At the Consumer Electronics Show in Las Vegas on Tuesday, Qualcomm CEO Cristiano Amon revealed Snapdragon Spaces XR, a development platform that will integrate into Microsoft Mesh software for lightweight AR glasses.

  • The last part is important. These devices are glasses, not goggles or a headset.

Moving into AR glasses would put Qualcomm and Microsoft in direct competition with Apple (Nasdaq: AAPL).

Tim Cook, Apple’s CEO, told analysts in 2016 that AR could be huge and he then promised the Cupertino, California-based company would invest accordingly.

Since then, Apple has filed numerous patents, bought start-ups, hired new product managers and launched ARKit — its AR software developer kit. Apple’s AR glasses are clearly in the product pipeline.

And Apple is a juggernaut that sets trends.

The company launched AirPods in 2016 to widespread derision. The wireless, white earbuds were expensive, had poor sound quality and looked like a pair of golf tees dangling from users’ ears.
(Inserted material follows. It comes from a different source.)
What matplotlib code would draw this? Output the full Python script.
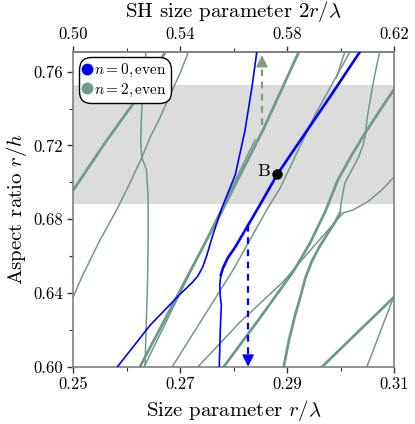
import matplotlib
matplotlib.use('Agg')
import matplotlib.pyplot as plt
from matplotlib.lines import Line2D
from matplotlib.ticker import FormatStrFormatter

plt.rcParams['font.family'] = 'serif'
plt.rcParams['font.serif'] = ['cmr10']
plt.rcParams['mathtext.fontset'] = 'cm'
plt.rcParams['axes.formatter.use_mathtext'] = True

GREEN = '#6f9a8b'
BLUE = '#0000ff'

# shaded aspect-ratio window
band_lo, band_hi = 0.688, 0.753

# n = 2 (green) branches: size parameter r/lambda vs aspect ratio r/h
g1_x = [0.2490, 0.2500, 0.2559, 0.2621, 0.2675]
g1_y = [0.6916, 0.6958, 0.7213, 0.7463, 0.7720]
ga_x = [0.2495, 0.2500, 0.2516, 0.2550, 0.2581, 0.2606, 0.2619, 0.2628, 0.2644, 0.2662, 0.2681, 0.2700, 0.2717]
ga_y = [0.6343, 0.6378, 0.6487, 0.6687, 0.6850, 0.6996, 0.7078, 0.7132, 0.7246, 0.7349, 0.7474, 0.7593, 0.7720]
gv_x = [0.2634, 0.2639, 0.2640, 0.2640, 0.2637, 0.2628, 0.2626, 0.2629, 0.2636, 0.2637]
gv_y = [0.5990, 0.6470, 0.6687, 0.6920, 0.7067, 0.7137, 0.7230, 0.7457, 0.7707, 0.7720]
g2_x = [0.2623, 0.2781, 0.2855, 0.2924]
g2_y = [0.5990, 0.6861, 0.7284, 0.7720]
g2b_x = [0.2631, 0.2840]
g2b_y = [0.5990, 0.7230]
g3_x = [0.2683, 0.2799, 0.2864, 0.2887, 0.2952, 0.3020]
g3_y = [0.5990, 0.6525, 0.6861, 0.6969, 0.7365, 0.7720]
g3b_x = [0.2992, 0.3008, 0.3010]
g3b_y = [0.7566, 0.7707, 0.7720]
gjlo_x = [0.2893, 0.2904, 0.2915, 0.2925, 0.2934, 0.2946, 0.2960, 0.2975, 0.2990, 0.2999]
gjlo_y = [0.5990, 0.6150, 0.6280, 0.6380, 0.6480, 0.6570, 0.6648, 0.6718, 0.6785, 0.6834]
gjup_x = [0.2999, 0.3001, 0.3008, 0.3021, 0.3033, 0.3042, 0.3046, 0.3050, 0.3061, 0.3074]
gjup_y = [0.6834, 0.6888, 0.6996, 0.7067, 0.7132, 0.7202, 0.7246, 0.7354, 0.7539, 0.7720]
gp_x = [0.2730, 0.2812, 0.2892, 0.2952, 0.2990, 0.3005, 0.3023, 0.3051, 0.3077, 0.3105]
gp_y = [0.5990, 0.6242, 0.6459, 0.6660, 0.6785, 0.6834, 0.6850, 0.6895, 0.6958, 0.7044]
gq_x = [0.2779, 0.2849, 0.2911, 0.2943, 0.2971, 0.2995, 0.3021, 0.3046, 0.3074, 0.3105]
gq_y = [0.5990, 0.6264, 0.6514, 0.6671, 0.6839, 0.7013, 0.7148, 0.7268, 0.7392, 0.7525]
gr1_x = [0.2962, 0.3105]
gr1_y = [0.5990, 0.6392]
gr2_x = [0.3048, 0.3105]
gr2_y = [0.5990, 0.6421]

# n = 0 (blue) branches
bt_x = [0.2580, 0.2644, 0.2700, 0.2722, 0.2733, 0.2742, 0.2750, 0.2761, 0.2778, 0.2803, 0.2821, 0.2834, 0.2844]
bt_y = [0.5990, 0.6226, 0.6394, 0.6455, 0.6492, 0.6540, 0.6606, 0.6714, 0.6861, 0.7040, 0.7278, 0.7512, 0.7720]
bk_x = [0.2776, 0.2780, 0.2789, 0.2803, 0.2825, 0.2849, 0.2882, 0.2915, 0.2980, 0.3039]
bk_y = [0.6497, 0.6535, 0.6590, 0.6649, 0.6758, 0.6877, 0.7045, 0.7186, 0.7463, 0.7720]
bv_x = [0.2776, 0.2774, 0.2775, 0.2777, 0.2775, 0.2773]
bv_y = [0.6497, 0.6443, 0.6380, 0.6335, 0.6199, 0.5990]

# point B and the two dashed arrows (x, y_start, y_tip)
b_x, b_y = 0.2882, 0.7045
blue_arrow = (0.2827, 0.6769, 0.600)
green_arrow = (0.2853, 0.731, 0.7690)

green_thick = [(g1_x, g1_y), (g2_x, g2_y), (gq_x, gq_y), (gr1_x, gr1_y), (gjlo_x, gjlo_y)]
green_thin = [(ga_x, ga_y), (gv_x, gv_y), (g2b_x, g2b_y), (g3_x, g3_y), (g3b_x, g3b_y),
              (gjup_x, gjup_y), (gp_x, gp_y), (gr2_x, gr2_y)]

fig = plt.figure(figsize=(4.15, 4.24), dpi=100)
ax = fig.add_axes([0.1766, 0.1351, 0.9494 - 0.1766, 0.8774 - 0.1351])

ax.axhspan(band_lo, band_hi, color='#dcdcdc', lw=0, zorder=0)

for xs, ys in green_thin:
    ax.plot(xs, ys, color=GREEN, lw=1.1, zorder=2)
for xs, ys in green_thick:
    ax.plot(xs, ys, color=GREEN, lw=2.0, zorder=2)

ax.plot(bt_x, bt_y, color=BLUE, lw=1.2, zorder=3)
ax.plot(bv_x, bv_y, color=BLUE, lw=1.2, zorder=3)
ax.plot(bk_x, bk_y, color=BLUE, lw=1.9, zorder=3)

# dashed arrows
for (x, y0, y1), col in [(blue_arrow, BLUE), (green_arrow, '#7fa07f')]:
    d = 0.006 if y1 < y0 else -0.006
    ax.plot([x, x], [y0, y1 + d], color=col, lw=1.6, ls=(0, (3, 2.5)), zorder=4)
    ax.annotate('', xy=(x, y1), xytext=(x, y1 + d),
                arrowprops=dict(arrowstyle='-|>,head_length=0.5,head_width=0.25',
                                mutation_scale=14, color=col, lw=1.2,
                                shrinkA=0, shrinkB=0), zorder=4)

ax.plot([b_x], [b_y], 'o', color='black', ms=6.5, zorder=5)
ax.annotate('B', (b_x, b_y), xytext=(-5, 2), textcoords='offset points',
            ha='right', va='center', fontsize=13)

ax.set_xlim(0.25, 0.31)
ax.set_ylim(0.60, 0.7707)
ax.set_xticks([0.25, 0.27, 0.29, 0.31])
ax.set_xticks([0.26, 0.28, 0.30], minor=True)
ax.set_yticks([0.60, 0.64, 0.68, 0.72, 0.76])
ax.set_yticks([0.62, 0.66, 0.70, 0.74], minor=True)
ax.xaxis.set_major_formatter(FormatStrFormatter('%.2f'))
ax.yaxis.set_major_formatter(FormatStrFormatter('%.2f'))
ax.tick_params(which='both', direction='out', labelsize=12, color='#333333', top=False, right=False)
ax.tick_params(which='major', length=4, width=1)
ax.tick_params(which='minor', length=3, width=0.8)
for sp in ax.spines.values():
    sp.set_color('#808080')
    sp.set_linewidth(1.2)

ax.set_xlabel(r'Size parameter $r/\lambda$', fontsize=15, labelpad=4)
ax.set_ylabel(r'Aspect ratio $r/h$', fontsize=15, labelpad=3)

sec = ax.secondary_xaxis('top', functions=(lambda x: 2 * x, lambda x: x / 2))
sec.set_xticks([0.50, 0.54, 0.58, 0.62])
sec.set_xticks([0.52, 0.56, 0.60], minor=True)
sec.xaxis.set_major_formatter(FormatStrFormatter('%.2f'))
sec.tick_params(which='both', direction='out', labelsize=12, color='#333333')
sec.tick_params(which='major', length=4, width=1)
sec.tick_params(which='minor', length=3, width=0.8)
sec.spines['top'].set_color('#808080')
sec.spines['top'].set_linewidth(1.2)
sec.set_xlabel(r'SH size parameter $2r/\lambda$', fontsize=15, labelpad=7)

handles = [Line2D([], [], marker='o', ls='none', color=BLUE, ms=7.5, label=r'$n=0,\mathrm{even}$'),
           Line2D([], [], marker='o', ls='none', color=GREEN, ms=7.5, label=r'$n=2,\mathrm{even}$')]
leg = ax.legend(handles=handles, loc='upper left', fontsize=11, frameon=True, fancybox=True,
                handlelength=0.5, handletextpad=0.2, borderpad=0.3, labelspacing=0.15,
                borderaxespad=0.35, framealpha=1)
leg.get_frame().set_edgecolor('black')
leg.get_frame().set_linewidth(1.0)
leg.get_frame().set_boxstyle('round', pad=0, rounding_size=0.8)
leg.set_zorder(10)

fig.savefig('out.png', dpi=100)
AirPods had the earmarks of a colossal failure … then cool kids started wearing them. Apple might have sold 90 million pair during the final two months of 2021, according to Ming-Chi Kuo, an analyst at TFI Asset Management.

  • Now it looks like Apple is about to do the same to AR … but Qualcomm is getting ahead of the wave of new buyers.

It’s wrong to assume that Apple will be the only logical winner as AR goes mainstream. Qualcomm won the high-end smartphone chip wars by making a microprocessor that worked well across the entire Android ecosystem.

Today, its Snapdragon family of processors are used in 70% of higher-tier Android smartphones, including most new Samsung devices … even though the Korean electronics giant makes a competing processor.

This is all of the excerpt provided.